PTC reliance is 'like a drug addiction'

UNITED STATES: At the same time as the US wind industry has been immersed in an all-out lobbying push to win an extension of the $0.022/kWh federal production tax credit (PTC), there is growing sentiment that the time has come to look for a new and better way to support the sector's growth.

"I see the current PTC as a drug addiction for the industry," Theo de Wolff, principal at Iowa-based developer RPM Access,said at a wind-power finance and investment conference in San Diego last month: "We love it and we hate it and I say we really need to work on something new. It is ugly to have to go back to the government to hold out our hands for more."

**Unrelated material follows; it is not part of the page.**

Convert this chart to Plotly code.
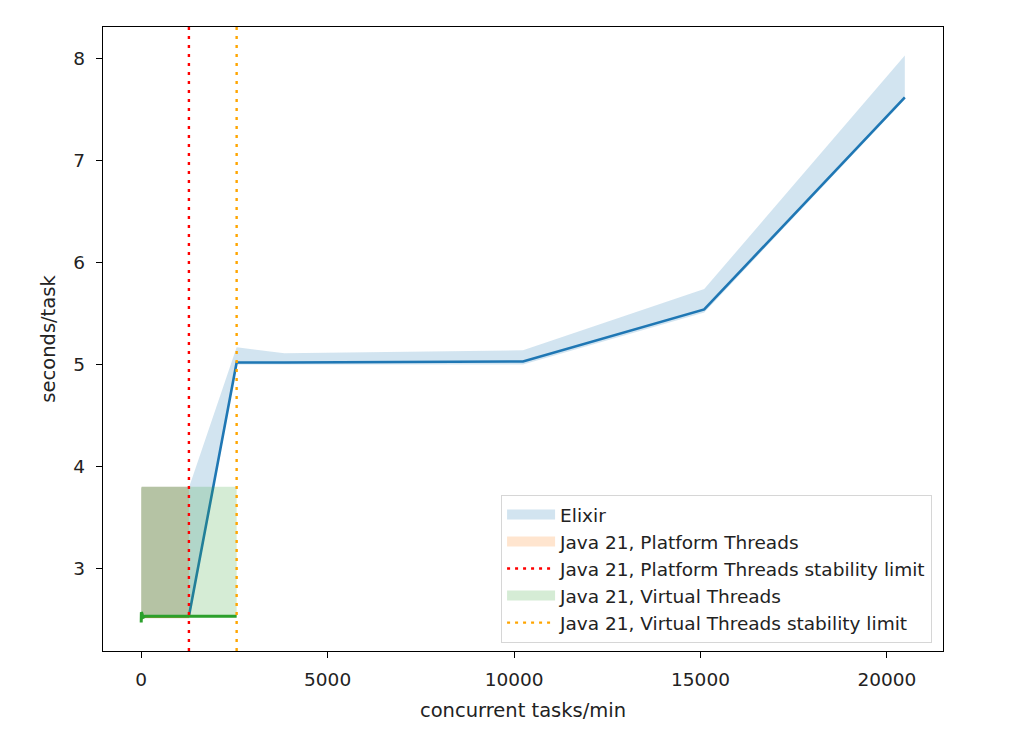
import plotly.graph_objects as go

# ---- data ----
elixir_x = [1280, 2560, 3840, 10240, 15100, 20480]
elixir_mean = [2.53, 5.02, 5.02, 5.03, 5.54, 7.62]
elixir_upper = [3.79, 5.17, 5.11, 5.14, 5.74, 8.03]
elixir_lower = [2.49, 5.00, 5.00, 5.00, 5.51, 7.60]

platform_x = [1, 10, 100, 640, 1280]
platform_mean = [2.50, 2.52, 2.53, 2.53, 2.53]
platform_upper = [3.78, 3.80, 3.80, 3.80, 3.80]
platform_lower = [2.48, 2.50, 2.51, 2.51, 2.51]

virtual_x = [1, 5, 10, 20, 50, 100, 640, 1280, 2560]
virtual_mean = [2.47, 2.57, 2.48, 2.56, 2.52, 2.53, 2.53, 2.53, 2.53]
virtual_upper = [3.79, 3.80, 3.80, 3.80, 3.80, 3.80, 3.80, 3.80, 3.80]
virtual_lower = [2.46, 2.50, 2.47, 2.50, 2.51, 2.52, 2.52, 2.52, 2.52]

platform_limit = 1280
virtual_limit = 2560

x_ticks = [0, 5000, 10000, 15000, 20000]
y_ticks = [3, 4, 5, 6, 7, 8]

# ---- styles ----
BLUE = "#1f77b4"
ORANGE = "#ff7f0e"
GREEN = "#2ca02c"
FONT = "DejaVu Sans"
FS = 18.5


def band(x, lo, hi, fill):
    return go.Scatter(
        x=list(x) + list(x)[::-1],
        y=list(hi) + list(lo)[::-1],
        fill="toself", fillcolor=fill, mode="lines",
        line=dict(width=0), hoverinfo="skip", showlegend=False,
    )


fig = go.Figure()

# Elixir
fig.add_trace(band(elixir_x, elixir_lower, elixir_upper, "rgba(31,119,180,0.2)"))
fig.add_trace(go.Scatter(x=elixir_x, y=elixir_mean, mode="lines",
                         line=dict(color=BLUE, width=2.6), showlegend=False))
# Java platform threads
fig.add_trace(band(platform_x, platform_lower, platform_upper, "rgba(140,110,80,0.35)"))
fig.add_trace(go.Scatter(x=platform_x, y=platform_mean, mode="lines",
                         line=dict(color=ORANGE, width=2.6), showlegend=False))
# Java virtual threads
fig.add_trace(band(virtual_x, virtual_lower, virtual_upper, "rgba(44,160,44,0.2)"))
fig.add_trace(go.Scatter(x=virtual_x, y=virtual_mean, mode="lines",
                         line=dict(color=GREEN, width=3), showlegend=False))

# stability limits
fig.add_vline(x=platform_limit, line=dict(color="red", width=2.4, dash="3px,6px"))
fig.add_vline(x=virtual_limit, line=dict(color="orange", width=2.4, dash="3px,6px"))

# legend entries
legend_items = [
    ("Elixir", "fill", "rgb(210,228,240)"),
    ("Java 21, Platform Threads", "fill", "rgb(255,229,207)"),
    ("Java 21, Platform Threads stability limit", "line", "red"),
    ("Java 21, Virtual Threads", "fill", "rgb(213,236,213)"),
    ("Java 21, Virtual Threads stability limit", "line", "orange"),
]
for name, kind, col in legend_items:
    if kind == "fill":
        fig.add_trace(go.Scatter(x=[None], y=[None], name=name, mode="lines",
                                 line=dict(width=11, color=col), showlegend=True))
    else:
        fig.add_trace(go.Scatter(x=[None], y=[None], name=name, mode="lines",
                                 line=dict(color=col, width=2.4, dash="3px,5px"),
                                 showlegend=True))

axis_common = dict(
    showline=True, mirror=True, linecolor="black", linewidth=1.3,
    ticks="outside", ticklen=6, tickwidth=1.3, tickcolor="black",
    showgrid=False, zeroline=False,
    tickfont=dict(family=FONT, size=FS, color="#222"),
)

fig.update_layout(
    width=1008, height=723,
    margin=dict(l=95, r=73, t=19, b=80),
    paper_bgcolor="white", plot_bgcolor="white",
    font=dict(family=FONT, size=FS, color="#222"),
    xaxis=dict(range=[-1024, 21504], tickvals=x_ticks,
               ticktext=[str(v) for v in x_ticks], ticklabelstandoff=6,
               title=dict(text="concurrent tasks/min", standoff=14,
                          font=dict(family=FONT, size=19.5, color="#222")),
               **axis_common),
    yaxis=dict(range=[2.19, 8.31], tickvals=y_ticks,
               ticktext=[str(v) for v in y_ticks], ticklabelstandoff=7,
               title=dict(text="seconds/task", standoff=12,
                          font=dict(family=FONT, size=19.5, color="#222")),
               **axis_common),
    legend=dict(
        x=0.987, y=0.013, xanchor="right", yanchor="bottom",
        bgcolor="rgba(255,255,255,0.8)", bordercolor="#d6d6d6", borderwidth=1,
        font=dict(family=FONT, size=FS, color="#222"),
        itemwidth=48, tracegroupgap=0,
    ),
)

fig.write_html("out.html")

The industry had been targeting payroll-tax legislation, which had to be passed by Congress by 29 February, as its best hope for winning an extension before the November presidential election. Wind energy lobbyists and company executives logged countless hours hammering home wind's benefits to lawmakers, culminating in a two-day blitz on Capitol Hill in early February. By then, the industry had shifted from seeking a four-year extension to being ready to settle for a more politically palatable single year.

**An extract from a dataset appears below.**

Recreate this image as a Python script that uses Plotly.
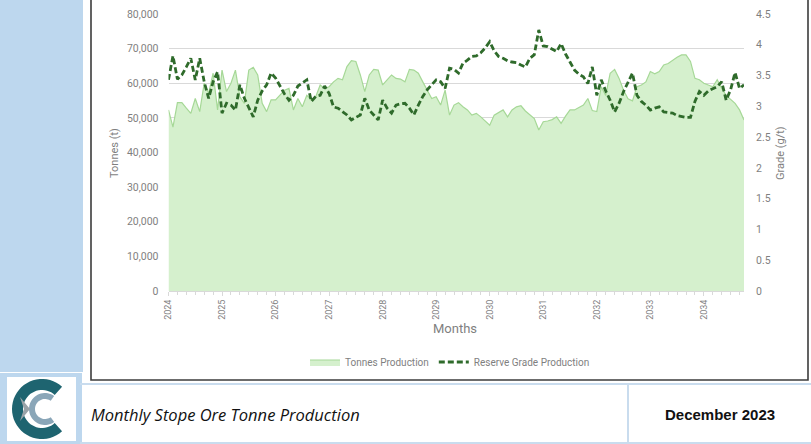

The ongoing uncertainty and disruption that comes from this kind of short-term policy support is a problem, said Ty Daul, North American CEO for Element Power."If all we are doing is going for one- or two-year extensions, is it really the best thing for the industry?" he asked.

Daul's concern is that this short-term cycle has become the easiest option and one that keeps the industry from pursuing other ideas such as a long–term PTC extension that could be phased out completely over time, and which would give the sector a more stable and realistic planning horizon.

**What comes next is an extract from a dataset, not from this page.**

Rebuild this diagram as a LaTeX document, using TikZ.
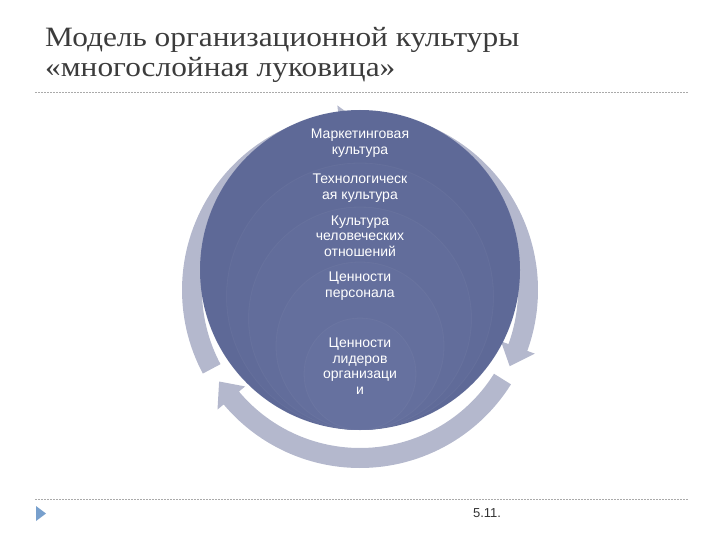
\documentclass[tikz,border=0pt]{standalone}
\usepackage{fontspec}
\setmainfont[FakeStretch=1.12]{Liberation Serif}
\newfontfamily\lsans{Liberation Sans}
\usetikzlibrary{calc}
\definecolor{ringcol}{RGB}{180,184,205}
\definecolor{layA}{RGB}{94,105,151}
\definecolor{layB}{RGB}{96,107,153}
\definecolor{layC}{RGB}{98,109,155}
\definecolor{layD}{RGB}{100,111,157}
\definecolor{layE}{RGB}{102,113,159}
\definecolor{titlecol}{RGB}{60,60,60}
\definecolor{rulecol}{RGB}{170,170,170}
\definecolor{markcol}{RGB}{120,160,205}
\tikzset{
  layer/.style={draw=white, draw opacity=0.04, line width=0.8pt},
  lbl/.style={text=white, align=center, font=\lsans\fontsize{14}{15.5}\selectfont, inner sep=0pt},
  rulestyle/.style={draw=rulecol, line width=0.6pt, dash pattern=on 2pt off 1pt},
  ttl/.style={text=titlecol, anchor=base west, inner sep=0pt, font=\fontsize{28}{30}\selectfont},
}
\begin{document}
\begin{tikzpicture}[x=1pt,y=1pt]
\useasboundingbox (0,0) rectangle (720,-540);
% title
\node[ttl] (t1) at (45,-47) {Модель организационной культуры};
\node[ttl] (t2) at (45,-77) {«многослойная луковица»};
\coordinate (r1a) at (35,-92);
\coordinate (r1b) at (688,-92);
\draw[rulestyle] (r1a) -- (r1b);
% cycle ring of arrows (start angle / body end / tip)
\coordinate (rc) at (360,-290);
\foreach \s/\e/\t in {88/-20/-27, -32/-140/-147, -152/-263/-270}{
  \fill[ringcol] ($(rc)+(\s:178pt)$) arc[start angle=\s, end angle=\e, radius=178pt]
    -- ($(rc)+(\e:186pt)$) -- ($(rc)+(\t:168pt)$) -- ($(rc)+(\e:150pt)$)
    -- ($(rc)+(\e:158pt)$) arc[start angle=\e, end angle=\s, radius=158pt] -- cycle;
}
% onion layers, all tangent at bottom (y=-430)
\fill[layA,layer] (360,-270) circle[radius=160pt];
\fill[layB,layer] (360,-296.5) circle[radius=133.5pt];
\fill[layC,layer] (360,-318.5) circle[radius=111.5pt];
\fill[layD,layer] (360,-346) circle[radius=84pt];
\fill[layE,layer] (360,-374) circle[radius=56pt];
% labels
\node[lbl] (l1) at (360,-143) {Маркетинговая\\культура};
\node[lbl] (l2) at (360,-188) {Технологическ\\ая культура};
\node[lbl] (l3) at (360,-236) {Культура\\человеческих\\отношений};
\node[lbl] (l4) at (360,-286) {Ценности\\персонала};
\node[lbl] (l5) at (360,-366) {Ценности\\лидеров\\организаци\\и};
% footer
\coordinate (r2a) at (35,-499);
\coordinate (r2b) at (688,-499);
\draw[rulestyle] (r2a) -- (r2b);
\fill[markcol] (36,-506) -- (46,-513.5) -- (36,-521) -- cycle;
\node[text=black!80, font=\lsans\fontsize{13}{15}\selectfont, inner sep=0pt] (pg) at (487,-513) {5.11.};
\end{tikzpicture}
\end{document}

"I've been in renewables for over ten years now and, from the first day, I heard the PTCs were tough, they were ugly, and that it would be better if we had a five, seven or ten-year ramp down," Daul said. "Ten years later we still say it, but we are not actually moving in that direction."

Lack of courage

Tristan Grimbert, CEO of Enxco, agreed that the US industry "has not had the courage
to propose a long-term plan and stand behind it". Grimbert said it was a case of being torn between "holding out our arm and waiting for the next shot" or going into PTC withdrawal.

"We now have players that can wait a year or two and fight for something in a united way, fight for something that is really worth it ... a long-term plan," Grimbert said. "It could be the PTC ramping down, it could be a renewable-energy mandate, it could be whatever."

On the other hand, he added, the short-term continuation of the current subsidy would at least help keep supply-chain investments in the US alive.

Gabriel Alonso, CEO of EDP Renewables, agreed. "There are many turbine suppliers that have manufacturing plants here and have little ability to deliver equipment from these plants to other markets," he said. "Canada is not that big and there are local content requirements. Mexico is not that relevant, Brazil has its own local content provisions, Europe has its own manufacturing facilities, and you are not going to compete with China from here."

Alonso said he had spent around half of his time over the past four months in Washington lobbying for the PTC extension. "The industry is not about the developers," he said. "It is all about the turbine suppliers, and they cannot live with no installed capacity here in 2013. That is why, in the end, if we can get one year, we will take it."